[Figure scripts]
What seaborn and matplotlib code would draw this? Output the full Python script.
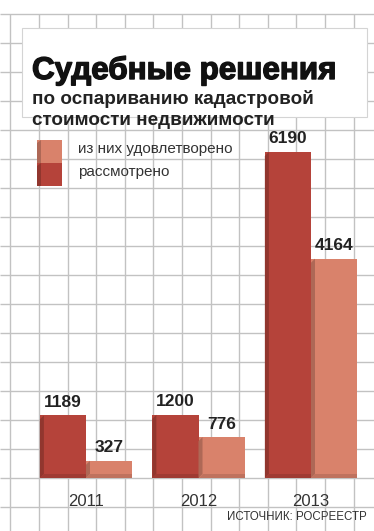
import numpy as np
import pandas as pd
import matplotlib
matplotlib.use("Agg")
import matplotlib.pyplot as plt
import matplotlib.colors as mcolors
import matplotlib.patheffects as pe
from matplotlib.patches import Rectangle, Polygon
import seaborn as sns

# ---- data ----
years = ["2011", "2012", "2013"]
considered = [1189, 1200, 6190]
satisfied = [327, 776, 4164]
series_names = ["рассмотрено", "из них удовлетворено"]
title = "Судебные решения"
subtitle = ["по оспариванию кадастровой", "стоимости недвижимости"]
source = "ИСТОЧНИК: РОСРЕЕСТР"

# ---- style ----
W, H, DPI = 374, 531, 100
DARK = "#b5433a"
LIGHT = "#d9826b"
GRID = "#c2c2c2"
sns.set_theme(style="white")
plt.rcParams["font.family"] = ["Liberation Sans", "DejaVu Sans"]

fig = plt.figure(figsize=(W / DPI, H / DPI), dpi=DPI)
fig.patch.set_facecolor("white")

# background grid paper (decorative, pixel coordinates)
bg = fig.add_axes([0, 0, 1, 1])
bg.set_xlim(0, W)
bg.set_ylim(H, 0)
bg.axis("off")
gx = np.arange(10.4, W, 28.6)
gy = np.arange(14, H, 29)
bg.vlines(gx, 14, H, color=GRID, lw=1.0)
bg.hlines(gy, 0, W, color=GRID, lw=1.0)
bg.add_patch(Rectangle((22, 28), 345, 89, facecolor="white",
                       edgecolor="#d4d4d4", lw=0.8, zorder=3))


def shade(c, f):
    return tuple(np.array(mcolors.to_rgb(c)) * f)


# ---- legend (pixel coordinates on the background layer) ----
for (top, col, lab) in [(140, LIGHT, series_names[1]), (163, DARK, series_names[0])]:
    bg.add_patch(Rectangle((37, top), 25, 23, facecolor=col, lw=0, zorder=4))
    bg.add_patch(Polygon([(37, top + 23), (37, top + 3), (41, top), (41, top + 23)],
                         facecolor=shade(col, 0.8), lw=0, zorder=5))
    bg.text(78, top + 9, lab, fontsize=11, color="#333333",
            va="center", ha="left", zorder=5)

# ---- bars ----
ax = fig.add_axes([0, 0, 1, 1])
ax.patch.set_alpha(0)
df = pd.DataFrame({
    "year": years * 2,
    "series": [series_names[0]] * len(years) + [series_names[1]] * len(years),
    "value": considered + satisfied,
})
sns.barplot(data=df, x="year", y="value", hue="series", hue_order=series_names,
            palette=[DARK, LIGHT], width=0.82, dodge=True, saturation=1,
            errorbar=None, legend=False, ax=ax, linewidth=0)

# layout: group centre of first year at px 86, 112.5 px per category,
# baseline 53 px from bottom, 6190 -> 326 px
px_per_cat = 112.5
units_per_px = 6190 / 326
x0 = -86 / px_per_cat
ax.set_xlim(x0, x0 + W / px_per_cat)
ax.set_ylim(-53 * units_per_px, (H - 53) * units_per_px)
ax.axis("off")

# pseudo-3D shading
sx = 4 / px_per_cat
sy = 4 * units_per_px
for p in list(ax.patches):
    x, w, h = p.get_x(), p.get_width(), p.get_height()
    fc = p.get_facecolor()
    ax.add_patch(Polygon([(x, 0), (x + sx, sy), (x + sx, h), (x, h - sy)],
                         closed=True, facecolor=shade(fc, 0.8), lw=0, zorder=3))
    ax.add_patch(Polygon([(x, 0), (x + w, 0), (x + w, sy), (x + sx, sy)],
                         closed=True, facecolor=shade(fc, 0.88), lw=0, zorder=3))

for cont in ax.containers:
    ax.bar_label(cont, labels=[f"{int(v)}" for v in cont.datavalues],
                 padding=4, fontsize=12.5, fontweight="bold", color="#222222")

for i, y in enumerate(years):
    ax.annotate(y, xy=(i, 0), xytext=(0, -24), textcoords="offset pixels",
                ha="center", va="center", fontsize=12, color="#333333")

# ---- texts ----
fig.text(32 / W, 1 - 79 / H, title, fontsize=22.6, fontweight="bold",
         color="#111111", va="baseline", ha="left",
         path_effects=[pe.withStroke(linewidth=1.0, foreground="#111111")])
fig.text(32 / W, 1 - 104 / H, subtitle[0], fontsize=13.6, fontweight="bold",
         color="#222222", va="baseline", ha="left")
fig.text(32 / W, 1 - 125 / H, subtitle[1], fontsize=13.6, fontweight="bold",
         color="#222222", va="baseline", ha="left")
fig.text(367 / W, 1 - 517 / H, source, fontsize=8.3, color="#333333",
         va="center", ha="right")

fig.savefig("out.png", dpi=DPI, facecolor="white")
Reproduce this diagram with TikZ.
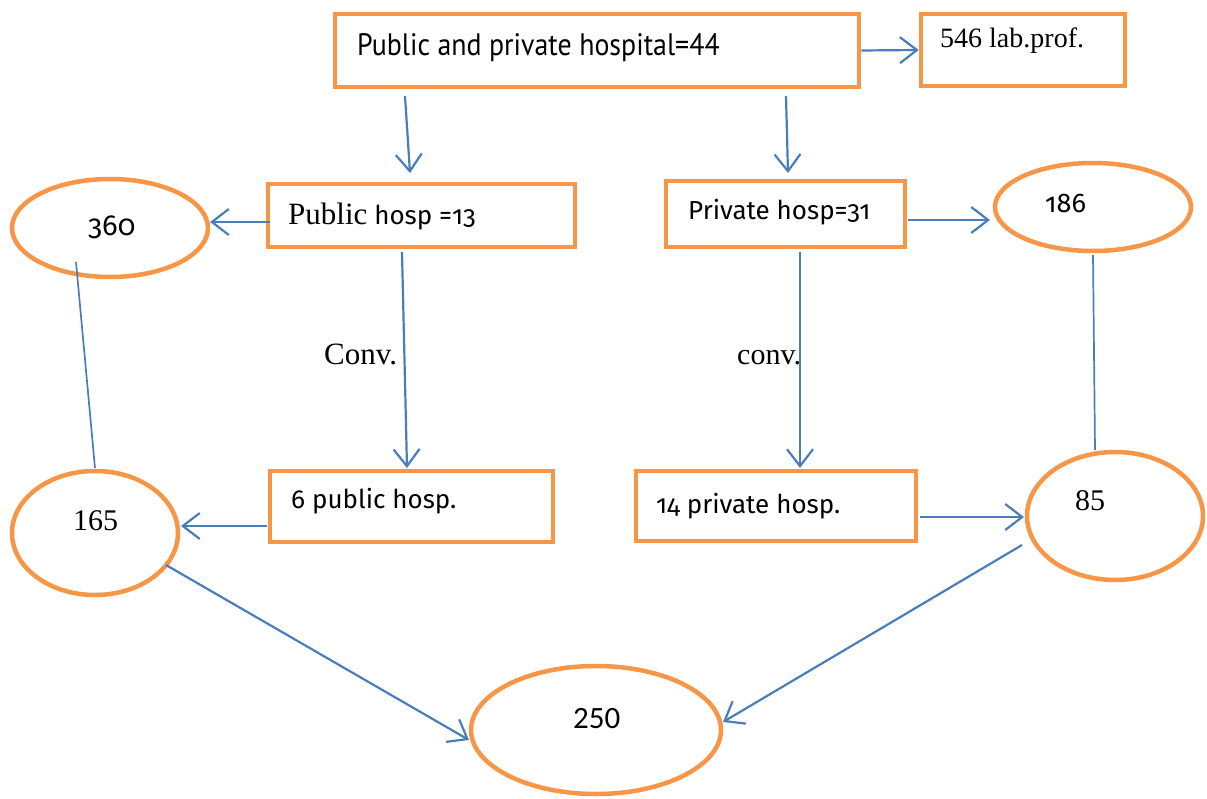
\documentclass[tikz,border=0pt]{standalone}
\usepackage{fontspec}
\usetikzlibrary{arrows.meta,shapes.geometric}
\newfontfamily\candf[Numbers=OldStyle]{Fira Sans}
\newfontfamily\tnrf{Liberation Serif}
\newfontfamily\calf{Carlito}
\newfontfamily\narrowf[FakeStretch=0.9]{PT Sans}
\definecolor{boxorange}{HTML}{F79646}
\definecolor{lineblue}{HTML}{4A7EBB}
\tikzset{
  box/.style={draw=boxorange, line width=4.5pt, rectangle, inner sep=0pt},
  oval/.style={draw=boxorange, line width=4.5pt, ellipse, inner sep=0pt},
  txt/.style={inner sep=0pt, anchor=base west},
  arr/.style={draw=lineblue, line width=2.2pt, -{Straight Barb[length=17pt,width=26pt,line width=2.2pt]}},
  plain/.style={draw=lineblue, line width=1.7pt},
}
\begin{document}
\begin{tikzpicture}[x=1pt,y=-1pt]
\useasboundingbox (0,0) rectangle (1207,799);
% boxes
\node[box, minimum width=524pt, minimum height=73pt] (top) at (597,50.5) {};
\node[box, minimum width=204pt, minimum height=72pt] (lab) at (1023,50) {};
\node[box, minimum width=307pt, minimum height=63pt] (pub) at (421.5,215.5) {};
\node[box, minimum width=239pt, minimum height=66pt] (priv) at (785.5,214) {};
\node[box, minimum width=283pt, minimum height=71pt] (pubsix) at (411.5,506.5) {};
\node[box, minimum width=280pt, minimum height=70pt] (privft) at (776,506) {};
% ellipses
\node[oval, minimum width=196pt, minimum height=98pt] (e360) at (110,228) {};
\node[oval, minimum width=196pt, minimum height=88pt] (e186) at (1093,207) {};
\node[oval, minimum width=166pt, minimum height=124pt] (e165) at (95,533) {};
\node[oval, minimum width=176pt, minimum height=128pt] (e85) at (1115,516) {};
\node[oval, minimum width=250pt, minimum height=128pt] (e250) at (596,730) {};
% texts
\node[txt] (ttop) at (357,56) {\narrowf\fontsize{31}{36}\selectfont Public and private hospital=44};
\node[txt] (tlab) at (940,48) {\tnrf\fontsize{28}{32}\selectfont 546 lab.prof.};
\node[txt] (tpub) at (288,225) {\tnrf\fontsize{31}{36}\selectfont Public\candf\fontsize{26}{31}\selectfont{} hosp =13};
\node[txt] (tpriv) at (688,220) {\candf\fontsize{26}{31}\selectfont Private hosp=31};
\node[txt] (tpubsix) at (291,508) {\candf\fontsize{26}{31}\selectfont 6 public hosp.};
\node[txt] (tprivft) at (656,513) {\candf\fontsize{26}{31}\selectfont 14 private hosp.};
\node[txt] (t360) at (88,236) {\candf\fontsize{29}{34}\selectfont 360};
\node[txt] (t186) at (1045,213) {\candf\fontsize{27}{32}\selectfont 186};
\node[txt] (t165) at (73,530) {\tnrf\fontsize{30}{35}\selectfont 165};
\node[txt] (t85) at (1075,510) {\tnrf\fontsize{30}{35}\selectfont 85};
\node[txt] (t250) at (573,728) {\calf\fontsize{31}{36}\selectfont 250};
\node[txt] (conva) at (324,365) {\tnrf\fontsize{31}{36}\selectfont Conv.};
\node[txt] (convb) at (737,365) {\tnrf\fontsize{30}{35}\selectfont conv.};
% connector end points
\coordinate (a1s) at (405,96);  \coordinate (a1e) at (410,173);
\coordinate (a2s) at (786,96);  \coordinate (a2e) at (788,173);
\coordinate (a3s) at (270,222); \coordinate (a3e) at (210,222);
\coordinate (a4s) at (908,220); \coordinate (a4e) at (990,220);
\coordinate (l1s) at (76,262);  \coordinate (l1e) at (95,468);
\coordinate (l2s) at (1093,255);\coordinate (l2e) at (1095,450);
\coordinate (a5s) at (402,252); \coordinate (a5e) at (407,468);
\coordinate (a6s) at (800,252); \coordinate (a6e) at (800,468);
\coordinate (a7s) at (267,526); \coordinate (a7e) at (181,526);
\coordinate (a8s) at (920,517); \coordinate (a8e) at (1024,517);
\coordinate (a9s) at (166,565); \coordinate (a9e) at (469,740);
\coordinate (a10s) at (1022,545); \coordinate (a10e) at (723,722);
% connectors
\draw[arr] (top.east) -- (lab.west);
\draw[arr] (a1s) -- (a1e);
\draw[arr] (a2s) -- (a2e);
\draw[arr] (a3s) -- (a3e);
\draw[arr] (a4s) -- (a4e);
\draw[plain] (l1s) -- (l1e);
\draw[plain] (l2s) -- (l2e);
\draw[arr] (a5s) -- (a5e);
\draw[arr] (a6s) -- (a6e);
\draw[arr] (a7s) -- (a7e);
\draw[arr] (a8s) -- (a8e);
\draw[arr] (a9s) -- (a9e);
\draw[arr] (a10s) -- (a10e);
\end{tikzpicture}
\end{document}
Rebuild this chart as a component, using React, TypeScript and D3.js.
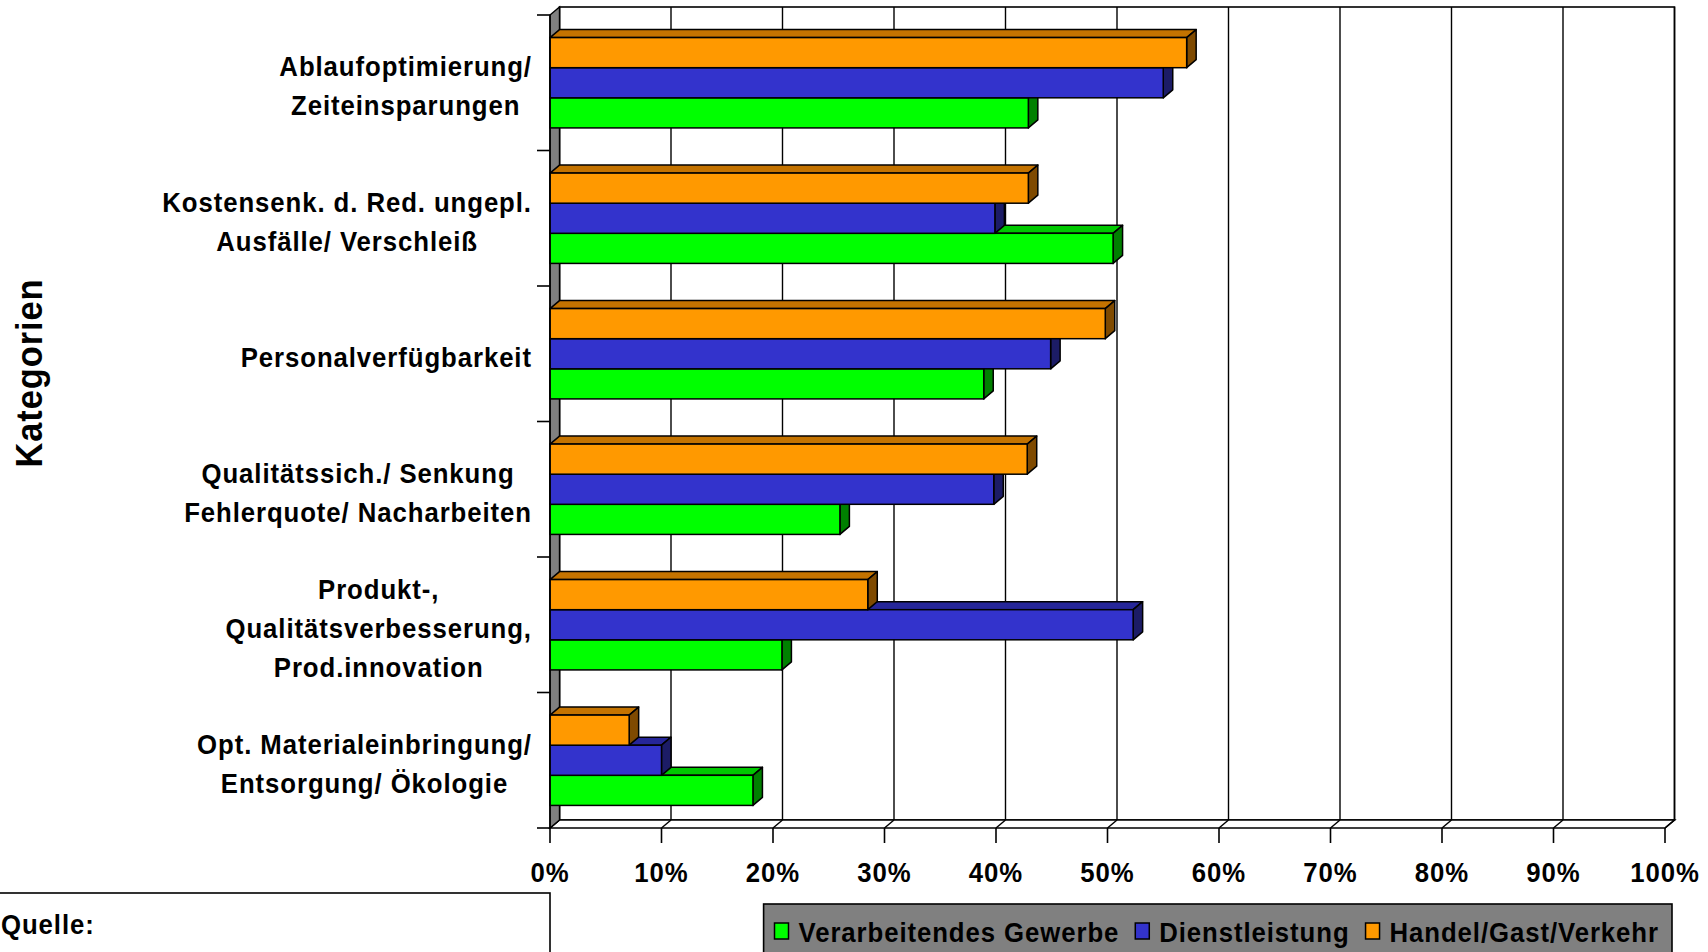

## What you should do
Return only the lines running from the top of the data to the line that holds "errorbar=None, legend=False, ax=ax, linewidth=0)". Include both of those lines, but skip the pictures.

## Solution to the problem
What seaborn and matplotlib code would draw this? Output the full Python script.
import numpy as np
import pandas as pd
import matplotlib
matplotlib.use("Agg")
import matplotlib.pyplot as plt
import matplotlib.colors as mcolors
import matplotlib.patheffects as pe
from matplotlib.patches import Rectangle, Polygon
import seaborn as sns

# ---- data ----
years = ["2011", "2012", "2013"]
considered = [1189, 1200, 6190]
satisfied = [327, 776, 4164]
series_names = ["рассмотрено", "из них удовлетворено"]
title = "Судебные решения"
subtitle = ["по оспариванию кадастровой", "стоимости недвижимости"]
source = "ИСТОЧНИК: РОСРЕЕСТР"

# ---- style ----
W, H, DPI = 374, 531, 100
DARK = "#b5433a"
LIGHT = "#d9826b"
GRID = "#c2c2c2"
sns.set_theme(style="white")
plt.rcParams["font.family"] = ["Liberation Sans", "DejaVu Sans"]

fig = plt.figure(figsize=(W / DPI, H / DPI), dpi=DPI)
fig.patch.set_facecolor("white")

# background grid paper (decorative, pixel coordinates)
bg = fig.add_axes([0, 0, 1, 1])
bg.set_xlim(0, W)
bg.set_ylim(H, 0)
bg.axis("off")
gx = np.arange(10.4, W, 28.6)
gy = np.arange(14, H, 29)
bg.vlines(gx, 14, H, color=GRID, lw=1.0)
bg.hlines(gy, 0, W, color=GRID, lw=1.0)
bg.add_patch(Rectangle((22, 28), 345, 89, facecolor="white",
                       edgecolor="#d4d4d4", lw=0.8, zorder=3))


def shade(c, f):
    return tuple(np.array(mcolors.to_rgb(c)) * f)


# ---- legend (pixel coordinates on the background layer) ----
for (top, col, lab) in [(140, LIGHT, series_names[1]), (163, DARK, series_names[0])]:
    bg.add_patch(Rectangle((37, top), 25, 23, facecolor=col, lw=0, zorder=4))
    bg.add_patch(Polygon([(37, top + 23), (37, top + 3), (41, top), (41, top + 23)],
                         facecolor=shade(col, 0.8), lw=0, zorder=5))
    bg.text(78, top + 9, lab, fontsize=11, color="#333333",
            va="center", ha="left", zorder=5)

# ---- bars ----
ax = fig.add_axes([0, 0, 1, 1])
ax.patch.set_alpha(0)
df = pd.DataFrame({
    "year": years * 2,
    "series": [series_names[0]] * len(years) + [series_names[1]] * len(years),
    "value": considered + satisfied,
})
sns.barplot(data=df, x="year", y="value", hue="series", hue_order=series_names,
            palette=[DARK, LIGHT], width=0.82, dodge=True, saturation=1,
            errorbar=None, legend=False, ax=ax, linewidth=0)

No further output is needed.